Experienced speakers are by no means immune from nervousness ahead of an address. The reason that polished speakers and presenters seem so much more confident is that they have learned how to channel their nervous energy. The view is that nervousness is not a bad thing, it is in fact quite natural. The trick is to learn to channel that energy. That’s all very well, but how, and where to?
The act of speaking involves air being pushed, in a controlled manner, through the trachea and over the larynx to create sound. Through a series of complex actions the brain dictates what the voice should say and how the words should be said. The muscle that controls the flow of air is situated above the stomach, below the rib cage and is known as the diaphragm. This is one of the most powerful and sophisticated muscles in the human body – and is the perfect storage place for all that nervous energy.

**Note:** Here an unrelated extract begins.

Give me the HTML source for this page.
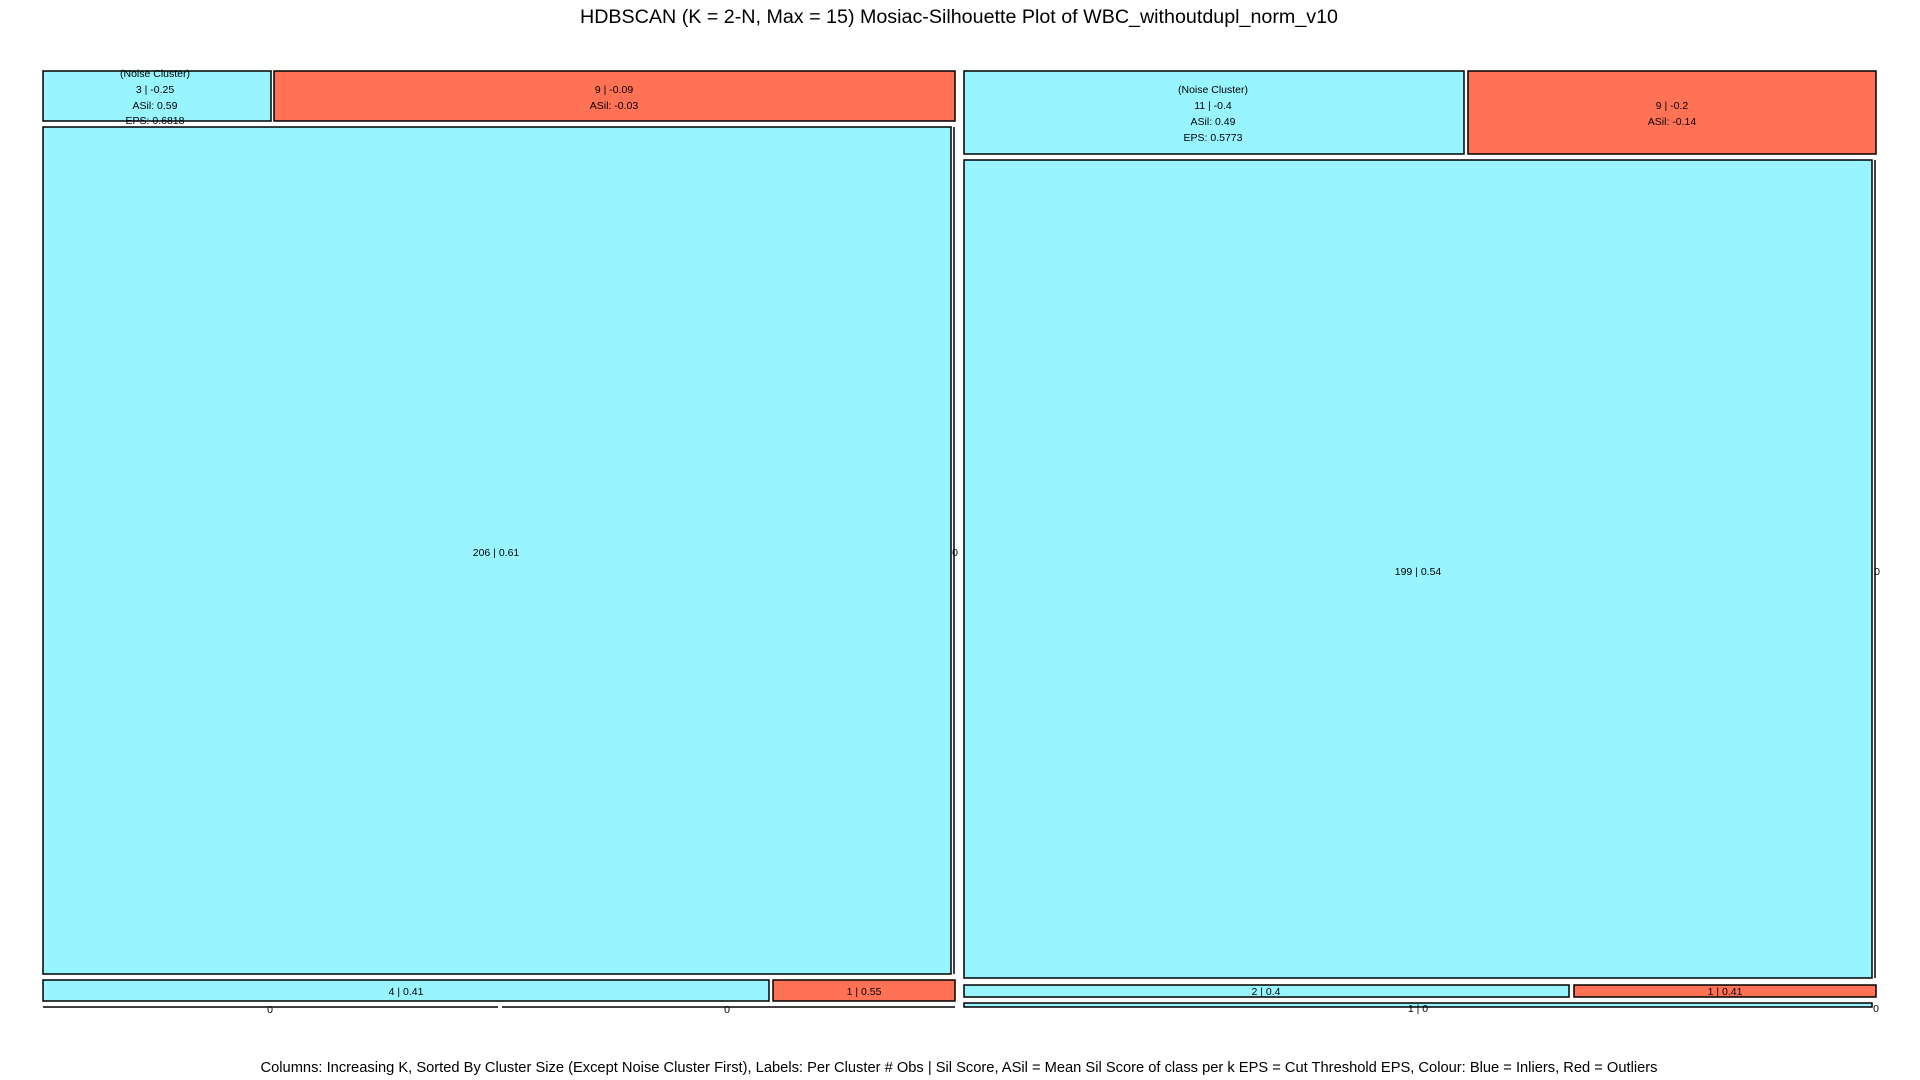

A typical nervous response is for energy to flow toward the limb ends. It’s common to observe a novice presenter fiddling with a pen or notes, or shuffling his feet. In order to eradicate this involuntary behaviour, you can use rehearsal time to mentally focus the nervous energy away from the hands and feet toward the diaphragm. That way, this energy is used productively to control the voice from the diaphragm instead of being wasted. Breathing becomes deeper, hands and feet are calm and the voice takes on an air of authority. As you rehearse channeling nervous energy to the diaphragm your confidence will increase and the nervous energy will literally begin dissipating. It’s a gradual process, but if you persevere, it works. This simple act of assuming control allows that fine precision instrument, the voice to operate optimally.
Just as the brain controls speech, it also sabotages speech by allowing anxiety to creep in. That energy needs to go somewhere, or your head will literally explode. That place should be the diaphragm in order to offset the process of increasing nervousness.
It’s important to note that nervousness seldom stems from a lack of topic knowledge, but rather a fear of presentation itself. So before you take to the podium, take 5 slow, deep breaths – in through the nose, and out through the mouth while establishing this mental process of control. This will exercise and relax the diaphragm simultaneously. Then check your attire, make sure that all equipment is working, put a smile on your face and stride forward.
You may experience the butterflies before a speech or presentation, but as the old saying goes, you want those butterflies flying neatly in formation!